Lynsey Hanley, author of Estates: An Intimate History, was one of the speakers at the Festival of Economics in November. I just read her book, which is terrific. It restores to centre stage the key issue of class in understanding British society and the economy – and in thinking about the challenge of tackling embedded poverty, which is almost always located in these specific areas of housing we call estates. (Funny to think their name must have originally meant to evoke the arcadian idyll of country estates.)
I’ve long thought we talk too little about class in the policy debate. Take schooling, for example. Children at London’s schools on average now have higher attainment than the English average; but I’ve lost count of the number of middle-class London friends who claim to have opted for private schools for their children because they’re worried about their education. Nonsense (I think) – they’re actually more worried about the social contagion of mixing with working class children. Nobody is entitled to call themselves left-wing or progressive, in my view, if they opt out of their local state schools, that is opt out of their community.

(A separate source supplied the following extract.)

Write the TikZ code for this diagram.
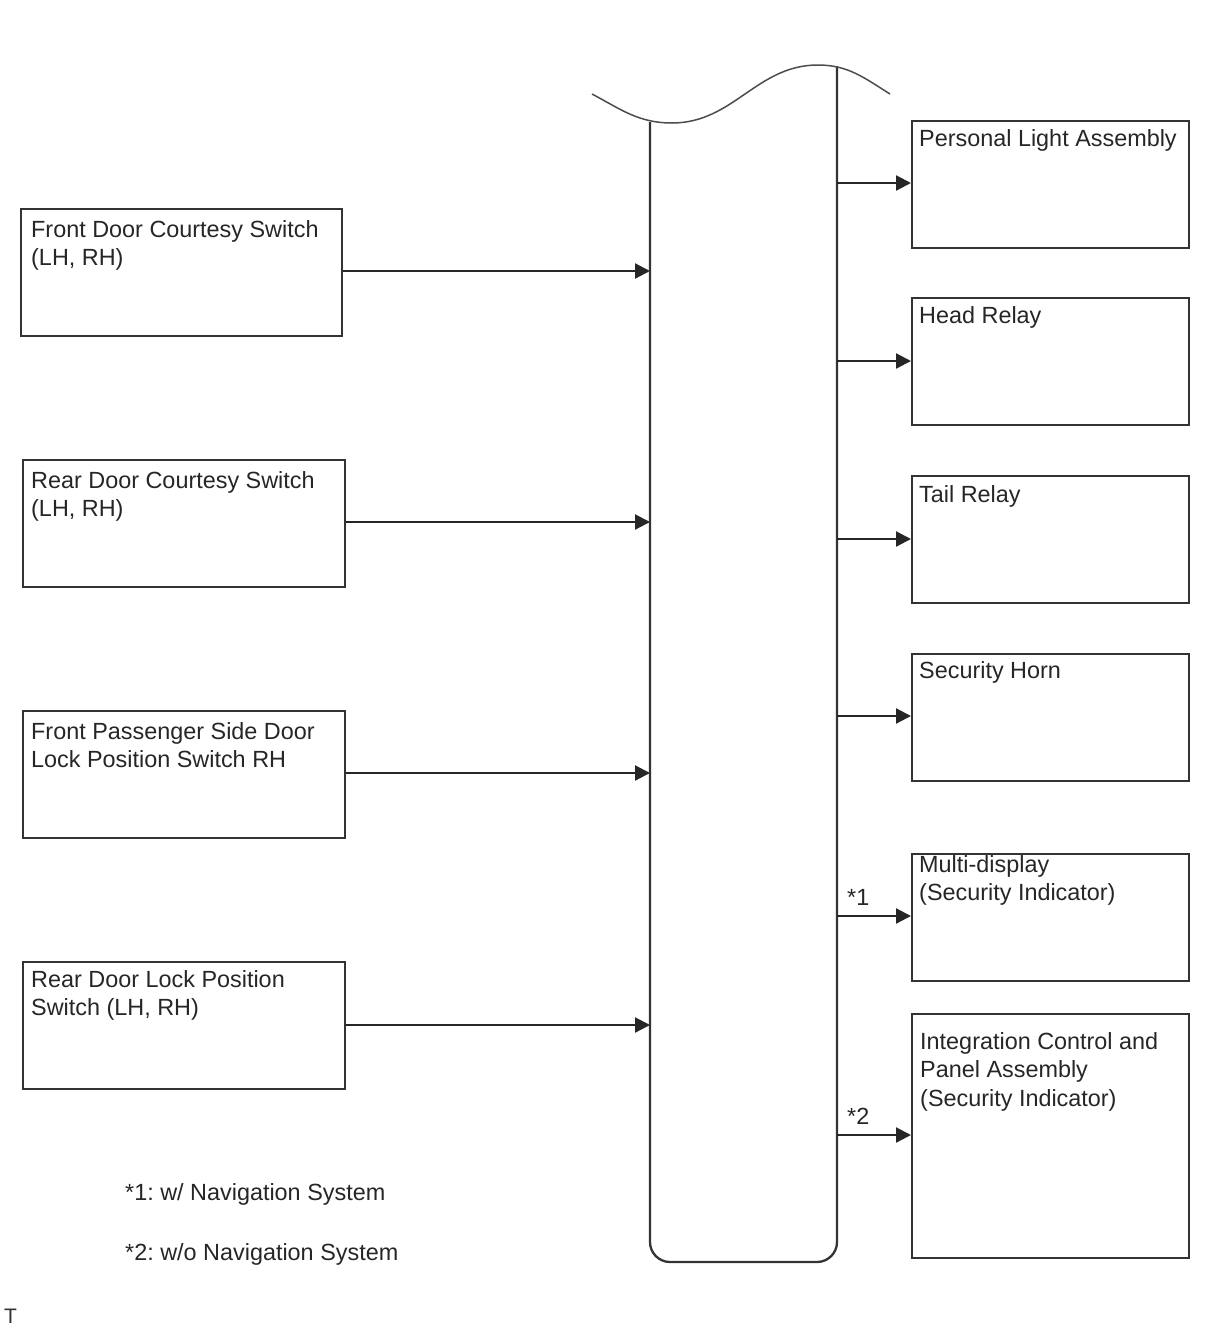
\documentclass[tikz,border=0pt]{standalone}
\usepackage{fontspec}
\setmainfont{Liberation Sans}
\usetikzlibrary{arrows.meta}
\frenchspacing
\begin{document}
\begin{tikzpicture}[x=1pt,y=-1pt,
  box/.style={draw=black!80,line width=2.3pt,rectangle,inner sep=0pt,anchor=north west},
  txt/.style={anchor=north west,inner sep=0pt,align=left,font=\fontsize{23.4}{28.5}\selectfont,text=black!85},
  conn/.style={draw=black!85,line width=2.2pt,-{Triangle[length=15pt,width=15pt]}},
  note/.style={anchor=base west,inner sep=0pt,font=\fontsize{23.4}{28.5}\selectfont,text=black!85}]
\useasboundingbox (0,0) rectangle (1210,1328);

% bus
\draw[draw=black!80,line width=2.3pt,rounded corners=20pt] (650,122) -- (650,1262) -- (837,1262) -- (837,66);
\draw[draw=black!70,line width=1.5pt] (592,94) to[out=-28,in=180] (672,123) to[out=0,in=180] (818,65) to[out=0,in=148] (890,94);

% left boxes
\node[box,minimum width=321pt,minimum height=127pt] (l1) at (20,208) {};
\node[box,minimum width=322pt,minimum height=127pt] (l2) at (22,459) {};
\node[box,minimum width=322pt,minimum height=127pt] (l3) at (22,710) {};
\node[box,minimum width=322pt,minimum height=127pt] (l4) at (22,961) {};
\node[txt] (t1) at (31,220) {Front Door Courtesy Switch\\(LH, RH)};
\node[txt] (t2) at (31,471) {Rear Door Courtesy Switch\\(LH, RH)};
\node[txt] (t3) at (31,722) {Front Passenger Side Door\\Lock Position Switch RH};
\node[txt] (t4) at (31,970) {Rear Door Lock Position\\Switch (LH, RH)};

% right boxes
\node[box,minimum width=277pt,minimum height=127pt] (r1) at (911,120) {};
\node[box,minimum width=277pt,minimum height=127pt] (r2) at (911,297) {};
\node[box,minimum width=277pt,minimum height=127pt] (r3) at (911,475) {};
\node[box,minimum width=277pt,minimum height=127pt] (r4) at (911,653) {};
\node[box,minimum width=277pt,minimum height=127pt] (r5) at (911,853) {};
\node[box,minimum width=277pt,minimum height=244pt] (r6) at (911,1013) {};
\node[txt] (u1) at (919,129) {Personal Light Assembly};
\node[txt] (u2) at (919,306) {Head Relay};
\node[txt] (u3) at (919,485) {Tail Relay};
\node[txt] (u4) at (919,661) {Security Horn};
\node[txt] (u5) at (919,855) {Multi-display\\(Security Indicator)};
\node[txt] (u6) at (920,1032) {Integration Control and\\Panel Assembly\\(Security Indicator)};

% bus coordinates
\coordinate (b1) at (650,271);
\coordinate (b2) at (650,522);
\coordinate (b3) at (650,773);
\coordinate (b4) at (650,1025);
\coordinate (c1) at (837,183);
\coordinate (c2) at (837,361);
\coordinate (c3) at (837,539);
\coordinate (c4) at (837,716);
\coordinate (c5) at (837,916);
\coordinate (c6) at (837,1135);

\draw[conn] (l1.east |- b1) -- (b1);
\draw[conn] (l2.east |- b2) -- (b2);
\draw[conn] (l3.east |- b3) -- (b3);
\draw[conn] (l4.east |- b4) -- (b4);
\draw[conn] (c1) -- (r1.west |- c1);
\draw[conn] (c2) -- (r2.west |- c2);
\draw[conn] (c3) -- (r3.west |- c3);
\draw[conn] (c4) -- (r4.west |- c4);
\draw[conn] (c5) -- (r5.west |- c5);
\draw[conn] (c6) -- (r6.west |- c6);

\node[note] (s1) at (847,905) {*1};
\node[note] (s2) at (847,1124) {*2};
\node[note] (n1) at (125,1200) {*1: w/ Navigation System};
\node[note] (n2) at (125,1260) {*2: w/o Navigation System};
\node[anchor=base west,inner sep=0pt,font=\fontsize{21}{22}\selectfont,text=black!80] (tt) at (4,1323) {T};
\end{tikzpicture}
\end{document}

As Estates points out, they key failure of the education system has been the low expectations, on the part of teachers and politicians alike, of what children from low income families can achieve.

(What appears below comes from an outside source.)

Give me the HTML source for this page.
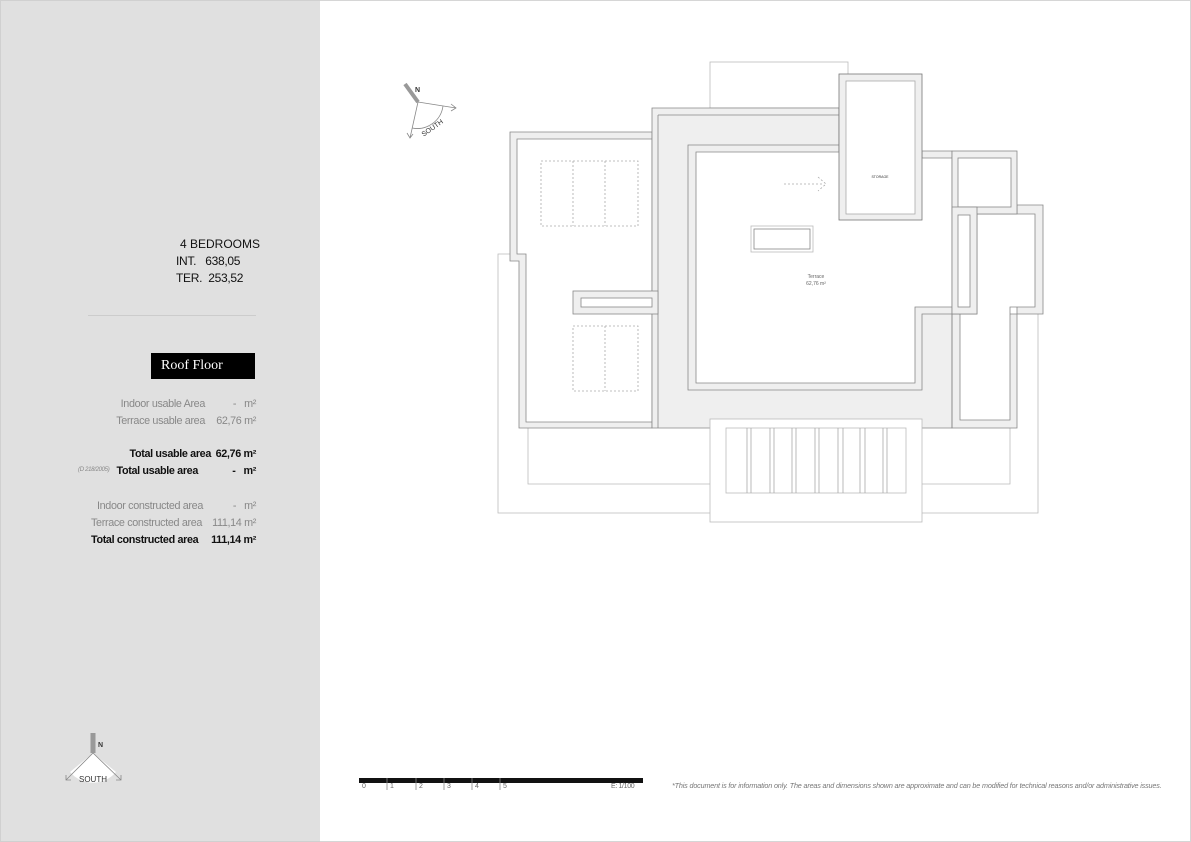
<!DOCTYPE html>
<html><head><meta charset="utf-8"><style>
body{margin:0;width:1191px;height:842px;background:#fff;position:relative;overflow:hidden;font-family:"Liberation Sans",sans-serif}
#lp{position:absolute;left:0;top:0;width:320px;height:842px;background:#e0e0e0}
.t{position:absolute;white-space:nowrap;font-size:10.8px;letter-spacing:-0.35px}
.r{text-align:right}
</style></head><body>
<div id="lp"></div>
<div class="t" style="left:180px;top:237px;font-size:12px;letter-spacing:0;color:#111">4 BEDROOMS</div>
<div class="t" style="left:176px;top:254px;font-size:12px;letter-spacing:-0.3px;color:#111">INT.&nbsp;&nbsp; 638,05</div>
<div class="t" style="left:176px;top:271px;font-size:12px;letter-spacing:-0.3px;color:#111">TER.&nbsp; 253,52</div>
<div style="position:absolute;left:88px;top:315px;width:168px;height:1px;background:#ccc"></div>
<div style="position:absolute;left:151px;top:353px;width:104px;height:26px;background:#000;color:#fff;font-family:'Liberation Serif',serif;font-size:14px;line-height:26px;text-indent:10px">Roof Floor</div>
<div class="t r" style="right:986px;top:398px;color:#888">Indoor usable Area</div>
<div class="t r" style="right:935px;top:398px;color:#888">-&nbsp;&nbsp; m²</div>
<div class="t r" style="right:986px;top:415px;color:#888">Terrace usable area</div>
<div class="t r" style="right:935px;top:415px;color:#888">62,76 m²</div>
<div class="t r" style="right:980px;top:448px;color:#111;font-weight:bold">Total usable area</div>
<div class="t r" style="right:935px;top:448px;color:#111;font-weight:bold">62,76 m²</div>
<div class="t" style="left:78px;top:467px;font-size:6px;letter-spacing:-0.3px;color:#888;font-style:italic">(D 218/2005)</div>
<div class="t r" style="right:993px;top:465px;color:#111;font-weight:bold">Total usable area</div>
<div class="t r" style="right:935px;top:465px;color:#111;font-weight:bold">-&nbsp;&nbsp; m²</div>
<div class="t r" style="right:988px;top:500px;color:#888">Indoor constructed area</div>
<div class="t r" style="right:935px;top:500px;color:#888">-&nbsp;&nbsp; m²</div>
<div class="t" style="left:91px;top:517px;color:#888">Terrace constructed area</div>
<div class="t r" style="right:935px;top:517px;color:#888">111,14 m²</div>
<div class="t" style="left:91px;top:534px;color:#111;font-weight:bold">Total constructed area</div>
<div class="t r" style="right:935px;top:534px;color:#111;font-weight:bold">111,14 m²</div>

<svg width="1191" height="842" style="position:absolute;left:0;top:0" fill="none" stroke-width="0.8">
<rect x="0.5" y="0.5" width="1190" height="841" stroke="#ccc"/>
<g stroke="#bbb">
<rect x="710" y="62" width="138" height="46"/>
<path d="M519,254 H498 V513 H710 M528,428 V484 H710 M922,484 H1010 V428 M1038,314 V513 H922"/>
</g>
<polygon points="510,132 652,132 652,428 519,428 519,261 510,261" fill="#efefef" stroke="#888"/>
<polygon points="517,139 652,139 652,422 526,422 526,254 517,254" fill="#fff" stroke="#888"/>
<polygon points="652,108 839,108 839,151 952,151 952,428 652,428" fill="#efefef" stroke="#888"/>
<path d="M658,115 V428 M658,115 H839" stroke="#888"/>
<path d="M839,145 H688 V390 H922 V314 H952" stroke="#888" fill="none"/>
<polygon points="696,152 922,152 922,158 952,158 952,307 915,307 915,383 696,383" fill="#fff" stroke="#888"/>
<rect x="573" y="291" width="85" height="23" fill="#efefef" stroke="#888"/>
<rect x="581" y="298" width="71" height="9" fill="#fff" stroke="#888"/>
<g stroke="#aaa" stroke-dasharray="2,2">
<rect x="541" y="161" width="97" height="65"/><path d="M573,161V226M605,161V226"/>
<rect x="573" y="326" width="65" height="65"/><path d="M605,326V391"/>
<path d="M784,184 H824 M818,177 L826,184 L818,191"/>
</g>
<rect x="839" y="74" width="83" height="146" fill="#efefef" stroke="#777"/>
<rect x="846" y="81" width="69" height="133" fill="#fff" stroke="#aaa"/>
<text x="880" y="178" font-size="3.5" fill="#333" stroke="none" text-anchor="middle">STORAGE</text>
<rect x="751" y="226" width="62" height="26" fill="#fff" stroke="#bbb"/>
<rect x="754" y="229" width="56" height="20" fill="#fff" stroke="#888"/>
<text x="816" y="278" font-size="5" fill="#666" stroke="none" text-anchor="middle">Terrace</text>
<text x="816" y="285" font-size="5" fill="#666" stroke="none" text-anchor="middle">62,76 m²</text>
<polygon points="952,314 1017,314 1017,205 1043,205 1043,314 1017,314 1017,428 952,428" fill="#efefef" stroke="#888"/>
<polygon points="977,214 1035,214 1035,307 1010,307 1010,420 960,420 960,314 977,314" fill="#fff" stroke="#888"/>
<rect x="952" y="151" width="65" height="63" fill="#efefef" stroke="#888"/>
<rect x="958" y="158" width="53" height="49" fill="#fff" stroke="#888"/>
<rect x="952" y="207" width="25" height="107" fill="#efefef" stroke="#888"/>
<rect x="958" y="215" width="12" height="92" fill="#fff" stroke="#888"/>
<path d="M952,314 V428" stroke="#888"/>
<rect x="710" y="419" width="212" height="103" fill="#fff" stroke="#bbb"/>
<rect x="726" y="428" width="180" height="65" stroke="#bbb"/>
<g stroke="#aaa"><path d="M747,428V493M751,428V493M770,428V493M774,428V493M792,428V493M796,428V493M815,428V493M819,428V493M838,428V493M843,428V493M860,428V493M865,428V493M883,428V493M887,428V493"/></g>
<path d="M405,84 L418,102" stroke="#999" stroke-width="4"/>
<path d="M418,102 L456,108 M451,104 L456,108 L451,111 M418,102 L410,138 M407,133 L410,138 L413,134" stroke="#888"/>
<path d="M443,106 A26,26 0 0 1 412,128" stroke="#888"/>
<text x="415" y="92" font-size="7" font-weight="bold" fill="#333" stroke="none">N</text>
<text x="418" y="131" font-size="7" fill="#333" stroke="none" transform="rotate(-35 430 125)">SOUTH</text>
<path d="M93,733 V753" stroke="#999" stroke-width="5"/>
<path d="M93,753 L70,772 A30,30 0 0 0 116,772 Z" fill="#fff" stroke="none"/>
<path d="M93,753 L66,780 M66,775 L66,780 L71,780 M93,753 L121,780 M116,780 L121,780 L121,775" stroke="#888"/>
<text x="98" y="747" font-size="7" font-weight="bold" fill="#333" stroke="none">N</text>
<text x="93" y="782" font-size="8" fill="#333" stroke="none" text-anchor="middle">SOUTH</text>
<rect x="359" y="778" width="284" height="5" fill="#111" stroke="none"/>
<path d="M387,778V790M416,778V790M444,778V790M472,778V790M500,778V790" stroke="#888"/>
</svg>
<div class="t" style="left:362px;top:783px;font-size:7px;color:#666">0</div>
<div class="t" style="left:390px;top:783px;font-size:7px;color:#666">1</div>
<div class="t" style="left:419px;top:783px;font-size:7px;color:#666">2</div>
<div class="t" style="left:447px;top:783px;font-size:7px;color:#666">3</div>
<div class="t" style="left:475px;top:783px;font-size:7px;color:#666">4</div>
<div class="t" style="left:503px;top:783px;font-size:7px;color:#666">5</div>
<div class="t" style="left:611px;top:783px;font-size:7px;color:#666">E: 1/100</div>
<div class="t" style="left:672px;top:781px;font-size:7.2px;color:#777;font-style:italic;letter-spacing:-0.15px">*This document is for information only. The areas and dimensions shown are approximate and can be modified for technical reasons and/or administrative issues.</div>
</body></html>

Lynsey is brilliant in writing about the effect of the physical environment of post-war council estates on their inhabitants. “It has insanity designed into it,” she writes of the example of the Wood estate in Birmingham, where she grew up. Estate inhabitants have worse health, including mental health, lower life-expectancy, higher risk of drug abuse and unemployment. The book describes the interaction of the dreadful design of the housing, using poor quality materials and not maintained, with the evolution of housing policy. In particular, the Thatcher era sale of council housing, with local authorities forbidden from using the proceeds to build new homes for rent, meant the rump of unattractive estates were quickly filled with the ‘problem’ families. They became isolated locations for one class only, the underclass. Their downward spiral was then inevitable – from the inner city slums of the Industrial Revolution to the ‘slums in the sky’ tower blocks, whose inhabitants above the 5th floor are likely to be on benefits and members of an ethnic minority.

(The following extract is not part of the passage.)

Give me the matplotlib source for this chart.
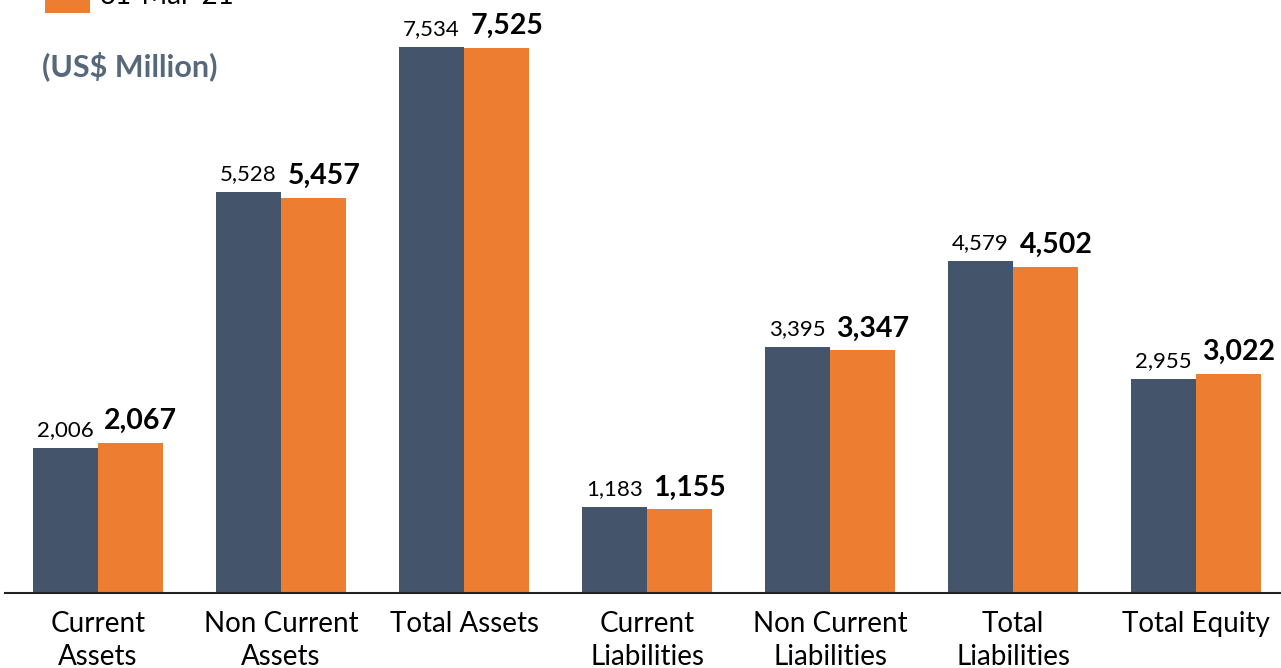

As she notes, Thomas Sharp in his 1949 book Town Planning was clear about the danger of one-class communities – he described them as “social concentration camps: places in which one social class is concentrated to the exclusion of all others.” Add in the absence of amenities – shops, pubs, parks, buses – and they became the exact opposite of the Jane Jacobs ideal of a vibrant urban community (in The Death and Life of Great American Cities).
Of course, one challenge in post-war housing policy was the shortage of housing, given strong demand and planning restrictions. (I think that Lynsey en passant assumes too readily that all of the green belt has to stay sacrosanct – only 1.5% of the UK’s land area is built on, only 2.3% in England – see also Kate Barker’s excellent Review of Housing Supply and , and Edgelands by Paul Farley and Michael Symmons Roberts.) In the immediate post-war years the shortage was so acute that many returning servicemen had to live in prefabs – as my parents and aunties did for some years.
The UK’s housing crisis is still acute, although now middle-class young people too cannot easily afford to buy a first home, and many middle-class as well as working-class families will struggle to pay their mortgage if interest rates ever go up. Despite the sluggish economy house prices in some areas have continued to rise, so pronounced is the shortage, while other areas have a surfeit of homes to buy and unmet demand to rent. This market does not work at all well. It also destabilizes the economy as a whole. One day, one of the political parties will see an opportunity in this. But it is a huge challenge too.
I highly recommend Estates. Good reading alongside Owen Hatherley’s A Guide to The New Ruins of Great Britain (I’ve not yet read his latest, A New Kind of Bleak: Journeys Through Urban Britain), as well as the other books referred to above. And I just bought Chavs: The Demonisation of the Working Class by Owen Jones, another book about the neglected and disparaged working class.